Tame blocks
A finite dimensional [math]k[/math]-algebra [math]A[/math] is said to have finite representation type if there are only finitely many isomorphism classes of indecomposable modules. Algebras of infinite representation type are split into two cases: tame and wild. For definitions see Section I.4 of [Er90], but tame essentially means that almost all modules of a given dimension fit into finitely many one-parameter families and wild means that the module category is comparable to that for [math]k\langle X,Y \rangle[/math]. The properties of having finite or infinite representation type and of being tame or wild are all Morita invariants.
Let [math]B[/math] be a block of [math]kG[/math] for a finite group [math]G[/math] with defect group [math]D[/math]. Then
- [math]B[/math] has finite representation type if and only if [math]D[/math] is cyclic.
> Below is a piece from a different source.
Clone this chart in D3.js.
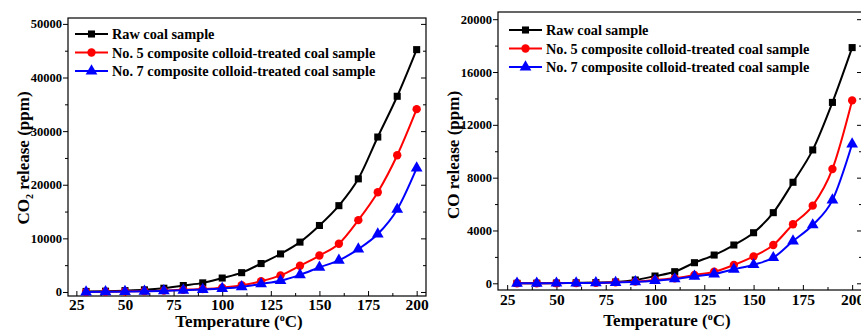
<!DOCTYPE html>
<html>
<head>
<meta charset="utf-8">
<script src="https://cdn.jsdelivr.net/npm/d3@7"></script>
<style>
  body { margin: 0; background: #fff; }
  svg { display: block; font-family: "Liberation Serif", "Times New Roman", serif; font-weight: bold; }
</style>
</head>
<body>
<svg id="chart" width="861" height="330"></svg>
<script>
const temps = [30, 40, 50, 60, 70, 80, 90, 100, 110, 120, 130, 140, 150, 160, 170, 180, 190, 200];

// CO2 release (ppm)
const co2Raw = [100, 150, 250, 400, 700, 1200, 1700, 2600, 3600, 5300, 7100, 9300, 12400, 16100, 21100, 28900, 36500, 45200];
const co2No5 = [0, 50, 100, 150, 250, 400, 550, 800, 1250, 2000, 3100, 4900, 6800, 9000, 13400, 18600, 25500, 34100];
const co2No7 = [0, 30, 80, 120, 200, 300, 450, 650, 950, 1500, 2100, 3200, 4600, 5900, 8000, 10800, 15400, 23100];

// CO release (ppm)
const coRaw = [0, 10, 20, 40, 60, 100, 250, 550, 880, 1560, 2140, 2900, 3830, 5350, 7650, 10100, 13700, 17850];
const coNo5 = [0, 5, 10, 20, 30, 80, 130, 250, 380, 630, 880, 1390, 2040, 2900, 4470, 5880, 8660, 13850];
const coNo7 = [0, 5, 10, 20, 30, 60, 110, 200, 330, 530, 700, 1060, 1410, 1940, 3200, 4420, 6300, 10550];

const seriesNames = ["Raw coal sample", "No. 5 composite colloid-treated coal sample", "No. 7 composite colloid-treated coal sample"];
const seriesColors = ["#000000", "#ff0000", "#0000ff"];
const seriesMarkers = [d3.symbolSquare, d3.symbolCircle, d3.symbolTriangle];
const markerSizes = [50, 55, 60];

const xTicks = [25, 50, 75, 100, 125, 150, 175, 200];
const co2Ticks = [0, 10000, 20000, 30000, 40000, 50000];
const coTicks = [0, 4000, 8000, 12000, 16000, 20000];

const svg = d3.select("#chart");

// drop d3's default axis font so the serif font of the svg applies
function plain(a) {
  a.attr("font-family", null).attr("font-size", null);
  a.select(".domain").remove();
}

function drawPanel(p) {
  const g = svg.append("g");
  const x = d3.scaleLinear().domain(p.xDomain).range([p.left, p.right]);
  const y = d3.scaleLinear().domain(p.yDomain).range([p.bottom, p.top]);

  // frame
  g.append("rect")
    .attr("x", p.left).attr("y", p.top)
    .attr("width", p.right - p.left).attr("height", p.bottom - p.top)
    .attr("fill", "none").attr("stroke", "#000").attr("stroke-width", 1.2);

  // x axis: ticks inward
  const xMinor = d3.range(37.5, p.xDomain[1], 25);
  g.append("g")
    .attr("transform", "translate(0," + p.bottom + ")")
    .call(d3.axisBottom(x).tickValues(xMinor).tickSize(-3).tickFormat(""))
    .call(plain);
  g.append("g")
    .attr("transform", "translate(0," + p.bottom + ")")
    .call(d3.axisBottom(x).tickValues(xTicks).tickSize(-5).tickPadding(p.xPad))
    .call(plain)
    .call(a => a.selectAll("text").attr("font-size", 15.5).attr("dy", "0.71em"));

  // y axis: ticks outward
  const yMinor = p.yTicks.slice(0, -1).map((v, i) => (v + p.yTicks[i + 1]) / 2);
  g.append("g")
    .attr("transform", "translate(" + p.left + ",0)")
    .call(d3.axisLeft(y).tickValues(yMinor).tickSize(3).tickFormat(""))
    .call(plain);
  g.append("g")
    .attr("transform", "translate(" + p.left + ",0)")
    .call(d3.axisLeft(y).tickValues(p.yTicks).tickSize(5).tickPadding(1).tickFormat(d3.format("d")))
    .call(plain)
    .call(a => a.selectAll("text").attr("font-size", 12.5));

  // mirror ticks on right side
  g.append("g")
    .attr("transform", "translate(" + p.right + ",0)")
    .call(d3.axisRight(y).tickValues(p.yTicks).tickSize(-5).tickFormat(""))
    .call(plain);
  g.append("g")
    .attr("transform", "translate(" + p.right + ",0)")
    .call(d3.axisRight(y).tickValues(yMinor).tickSize(-3).tickFormat(""))
    .call(plain);

  // curves
  const line = d3.line().x((d, i) => x(temps[i])).y(d => y(d)).curve(d3.curveMonotoneX);
  p.series.forEach((vals, k) => {
    g.append("path")
      .attr("d", line(vals))
      .attr("fill", "none")
      .attr("stroke", seriesColors[k])
      .attr("stroke-width", 2);
    g.selectAll(null)
      .data(vals)
      .enter().append("path")
      .attr("transform", (d, i) => "translate(" + x(temps[i]) + "," + y(d) + ")")
      .attr("d", d3.symbol().type(seriesMarkers[k]).size(markerSizes[k]))
      .attr("fill", seriesColors[k]);
  });

  // legend
  seriesNames.forEach((name, k) => {
    const ly = p.legendY + k * p.legendGap;
    g.append("line")
      .attr("x1", p.legendX).attr("x2", p.legendX + 33)
      .attr("y1", ly).attr("y2", ly)
      .attr("stroke", seriesColors[k]).attr("stroke-width", 2);
    g.append("path")
      .attr("transform", "translate(" + (p.legendX + 16.5) + "," + ly + ")")
      .attr("d", d3.symbol().type(seriesMarkers[k]).size(markerSizes[k]))
      .attr("fill", seriesColors[k]);
    g.append("text")
      .attr("x", p.legendX + 37).attr("y", ly + 5)
      .attr("font-size", 14.3)
      .text(name);
  });

  // x title
  const xt = g.append("text")
    .attr("x", p.xTitleX).attr("y", p.xTitleY)
    .attr("text-anchor", "middle")
    .attr("font-size", 17);
  xt.append("tspan").text("Temperature (");
  xt.append("tspan").attr("font-size", 10).attr("dy", -6).text("o");
  xt.append("tspan").attr("dy", 6).text("C)");

  // y title
  const yt = g.append("text")
    .attr("transform", "translate(" + p.yTitleX + "," + p.yTitleY + ") rotate(-90)")
    .attr("text-anchor", "middle")
    .attr("font-size", 17);
  if (p.sub) {
    yt.append("tspan").text("CO");
    yt.append("tspan").attr("font-size", 10).attr("dy", 4).text("2");
    yt.append("tspan").attr("dy", -4).text(" release (ppm)");
  } else {
    yt.text("CO release (ppm)");
  }
}

drawPanel({
  left: 68, right: 426, top: 18, bottom: 296,
  xDomain: [20.7, 204.8], yDomain: [-750, 51100],
  yTicks: co2Ticks,
  series: [co2Raw, co2No5, co2No7],
  legendX: 75, legendY: 34, legendGap: 18.5,
  xPad: 3,
  xTitleX: 239, xTitleY: 327,
  yTitleX: 29, yTitleY: 158, sub: true
});

drawPanel({
  left: 498, right: 862, top: 12, bottom: 290,
  xDomain: [20.35, 205], yDomain: [-507, 20545],
  yTicks: coTicks,
  series: [coRaw, coNo5, coNo7],
  legendX: 509, legendY: 30, legendGap: 18.5,
  xPad: 4,
  xTitleX: 667, xTitleY: 326,
  yTitleX: 459, yTitleY: 155, sub: false
});
</script>
</body>
</html>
- [math]B[/math] is tame if and only if [math]D[/math] contains no noncyclic abelian [math]p[/math]-subgroup of order greater than four. Equivalently, [math]D[/math] is generalized quaternion, dihedral or semidihedral.
- Otherwise, [math]B[/math] is wild.
In a series of papers and her book [Er90], Erdmann describes the basic algebra of tame type (see page vi of [Er90] for a definition), and in most cases describes which of these occur as basic algebras for blocks of finite groups.